Through the use of turnkey remote care monitoring platforms, clinicians can empower patients to do more to manage their own health and remain compliant with their plans of care long after they return to their homes. Additionally, the ability to collect biometric, behavioral, and other key data from at-risk patients on a continuous basis means those patients are never fully discharged from the care they require.
Yet there is another factor that comes into play – the patient’s active participation in the remote care management program. The most powerful remote care technology in the world won’t succeed in keeping patients healthy if those patients don’t use it properly, which means actively working to improve patient engagement is critical to delivering the maximum benefits. The reality is, patients who are confident in the technology, enthusiastically generate accurate data, understand the impact their participation has on their overall outcomes, and feel empowered to troubleshoot issues as they encounter them will have the greatest success.
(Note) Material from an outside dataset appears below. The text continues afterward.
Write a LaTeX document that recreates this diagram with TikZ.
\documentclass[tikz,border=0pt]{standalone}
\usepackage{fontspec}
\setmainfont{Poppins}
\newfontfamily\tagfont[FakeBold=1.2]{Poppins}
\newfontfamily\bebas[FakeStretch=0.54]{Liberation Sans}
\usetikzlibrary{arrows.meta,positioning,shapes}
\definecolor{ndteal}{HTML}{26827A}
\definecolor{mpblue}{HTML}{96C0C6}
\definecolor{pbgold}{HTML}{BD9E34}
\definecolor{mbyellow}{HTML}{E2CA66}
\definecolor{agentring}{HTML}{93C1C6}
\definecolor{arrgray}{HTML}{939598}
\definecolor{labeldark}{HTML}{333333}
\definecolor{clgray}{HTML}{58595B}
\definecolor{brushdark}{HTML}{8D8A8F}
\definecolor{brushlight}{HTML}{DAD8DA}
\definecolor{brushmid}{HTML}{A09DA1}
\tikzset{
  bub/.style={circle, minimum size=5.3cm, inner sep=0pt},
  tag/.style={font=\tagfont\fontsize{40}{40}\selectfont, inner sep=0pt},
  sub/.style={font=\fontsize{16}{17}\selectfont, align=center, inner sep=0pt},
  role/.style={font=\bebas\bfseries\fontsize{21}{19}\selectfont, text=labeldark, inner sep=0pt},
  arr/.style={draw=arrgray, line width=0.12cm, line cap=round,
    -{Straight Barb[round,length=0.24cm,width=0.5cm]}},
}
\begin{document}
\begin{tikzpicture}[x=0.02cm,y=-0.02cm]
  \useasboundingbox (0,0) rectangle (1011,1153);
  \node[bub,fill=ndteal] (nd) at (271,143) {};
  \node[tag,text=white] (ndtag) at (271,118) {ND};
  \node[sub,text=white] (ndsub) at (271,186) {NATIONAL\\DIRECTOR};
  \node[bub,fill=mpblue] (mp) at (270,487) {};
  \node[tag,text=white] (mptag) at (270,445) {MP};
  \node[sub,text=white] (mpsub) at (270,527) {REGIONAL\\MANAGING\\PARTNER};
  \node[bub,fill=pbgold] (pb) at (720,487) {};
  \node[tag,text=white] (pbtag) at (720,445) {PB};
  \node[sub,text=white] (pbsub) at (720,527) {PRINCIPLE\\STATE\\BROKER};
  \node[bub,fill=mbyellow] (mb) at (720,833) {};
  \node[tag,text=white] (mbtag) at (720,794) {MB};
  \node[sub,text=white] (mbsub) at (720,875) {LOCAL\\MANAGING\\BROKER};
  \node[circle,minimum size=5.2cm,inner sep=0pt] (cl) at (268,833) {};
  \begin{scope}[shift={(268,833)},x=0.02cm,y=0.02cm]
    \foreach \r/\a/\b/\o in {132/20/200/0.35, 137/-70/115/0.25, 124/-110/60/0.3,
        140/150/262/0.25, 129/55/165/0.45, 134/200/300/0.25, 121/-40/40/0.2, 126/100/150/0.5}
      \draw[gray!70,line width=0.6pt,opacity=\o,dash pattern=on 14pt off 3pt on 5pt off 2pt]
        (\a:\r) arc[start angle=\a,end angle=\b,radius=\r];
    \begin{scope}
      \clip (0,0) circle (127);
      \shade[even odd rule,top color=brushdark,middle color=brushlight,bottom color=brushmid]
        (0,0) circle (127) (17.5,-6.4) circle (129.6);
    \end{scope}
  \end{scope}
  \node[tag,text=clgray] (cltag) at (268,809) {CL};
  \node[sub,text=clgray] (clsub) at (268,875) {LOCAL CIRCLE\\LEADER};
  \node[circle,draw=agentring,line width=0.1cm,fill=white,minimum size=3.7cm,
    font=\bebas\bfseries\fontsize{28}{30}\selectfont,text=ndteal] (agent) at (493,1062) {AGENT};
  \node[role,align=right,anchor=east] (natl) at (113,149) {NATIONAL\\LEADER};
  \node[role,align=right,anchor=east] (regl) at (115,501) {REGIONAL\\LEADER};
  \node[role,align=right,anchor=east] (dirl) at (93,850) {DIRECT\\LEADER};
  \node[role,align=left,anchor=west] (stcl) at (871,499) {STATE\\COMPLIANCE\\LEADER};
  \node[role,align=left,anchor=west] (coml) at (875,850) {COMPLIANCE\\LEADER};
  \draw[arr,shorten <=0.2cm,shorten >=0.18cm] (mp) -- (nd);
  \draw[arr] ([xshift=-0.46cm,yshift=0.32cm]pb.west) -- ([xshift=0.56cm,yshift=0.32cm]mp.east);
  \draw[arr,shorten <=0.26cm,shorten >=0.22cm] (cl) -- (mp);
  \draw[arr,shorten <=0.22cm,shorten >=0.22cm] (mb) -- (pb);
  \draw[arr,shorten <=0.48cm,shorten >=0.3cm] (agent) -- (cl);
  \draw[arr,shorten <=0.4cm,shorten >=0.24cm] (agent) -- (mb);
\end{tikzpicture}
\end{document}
The time for isolated interventions is past. Studies show that comprehensive remote care programs are far more effective at reducing unplanned hospital readmissions than individual encounters. Ensuring they achieve wider adoption and are successful in driving systemic care improvements, however, requires a few essential components:
Start with the path of least resistance.
Typical value-based outcome goals for chronic heart failure (CHF) patients are reducing length of stay and 30-day readmissions, making this condition a natural place to start a remote care management program. After all, those outcomes (along with greatly improved patient satisfaction) are easy to track. From there, the program can be easily extended to COPD, hypertension, and diabetes, which naturally leads to programs that support core uses cases such as smoking cessation. Health systems that began remote care management programs in one obvious area are now using them to manage multiple acute and chronic conditions across many service lines.